У Соколова было немало поклонников. Я своими ушами слышал, как одна эмигрантка — профессор русской литературы — сказала, что проза Соколова вызывет у нее счастливое сердцебиение, а вот Бабеля она читать не может, потому что это “каннибальский писатель”. Критика проявляла интерес к каждой новой книге Соколова. Но после выхода “Палисандрии” в 1985 году он исчез с литературного горизонта чуть ли не на четверть века.
Встречал он и скептическое отношение. Довлатов считал, что слава Соколова будет недолговечной. Безжалостный Вагрич Бахчанян придумал шутку: “Саша Соколов окончил Школу для дураков с золотой медалью”. Надо сказать, что и Бродский вскоре изменил свое отношение к прозе Соколова. В одном интервью 1991 года он рассказывает:
“Я отношусь к этому писателю чрезвычайно посредственно... Я до известной степени ответствен за его существование, потому что когда издательство, которое его напечатало, “Ардис” в Мичигане, только начинало существовать, в 1973 году, я приехал, выудил его рукопись из всего, что они тогда получали, и посоветовал издателю это напечатать, что и произошло... Первые страниц тридцать или сорок мне было просто приятно читать. Дальше это уже, в общем, ни в какие ворота. Так мне кажется. Это такая в высшей степени провинциальная отечественная идея современной прозы, и, разумеется, есть люди на которых это производит впечатление... Тот же самый результат и в “Между собакой и волком”, и в “Палисандрии”... Читать это в общем неохота. Я не люблю, когда автор навязывает себя”.
Да и сам Проффер, кладя рукопись мне на стол, сознался, что не понял в ней ничего. Однако добавил, что отвергнуть новую книгу любимого писателя – об этом не может быть и речи.
Чем дальше я вчитывался в этот текст, тем больше я впадал в тоску и растерянность. Сказать: “Вы знаете, это для меня эстетически неприемлемо” — было бы смешно, недопустимо, звучало бы просто наглостью. Тем более людям, которым я стольким обязан, которые так помогли мне и моей семье. Ты служащий, тебе платят деньги — вот и выполняй работу, которая тебе поручена.
Я мучился ужасно. Две недели ходил больной. Марина в те недели еще не овладела новым композером, не могла сделать работу за меня. Не то чтобы я ставил владельцев в безвыходную ситуацию. Часть русского набора все равно отдавалась другой фирме, так что речь шла в конечном итоге о перераспределении работы. Но я понимал, что о таком не просят. Однако снова и снова всплывала горькая мысль: вот я уехал на пятом десятке из своей страны, где говорят, пишут и читают на моем родном языке, уехал только для того, чтобы не участвовать в том, что мне глубоко чуждо. И оказался в ситуации, когда я своими руками должен принимать участие в том, что для меня эстетически мучительно.

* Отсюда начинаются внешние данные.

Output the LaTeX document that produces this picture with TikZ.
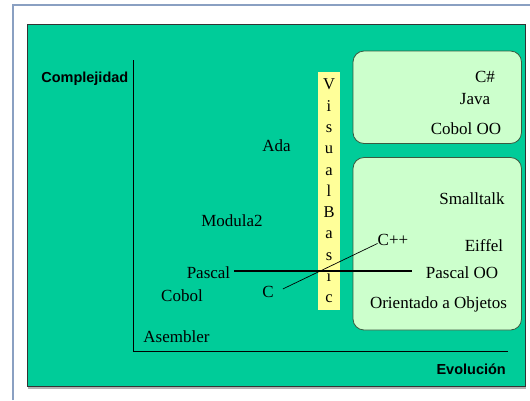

В конце концов я упал Профферам в ноги. Просил поручить набор другой фирме. Обещал искупить свою вину какими-нибудь сверхурочными трудами. Они помрачнели, как и следовало ожидать. Тут все сходилось: и то, что он себе такое позволяет, и то, что он смеет отвергать нашего любимого писателя и друга. Этому объяснения нет, прощения нет! Думаю, это был переломный момент, после которого отношение Карла ко мне резко изменилось.
NB: Поэт порой командует непослушными словами, загоняя их в размер, как командир командует необученными солдатиками, втискивая их в строй. но слова не солдатики. За насилие над собой они мстят.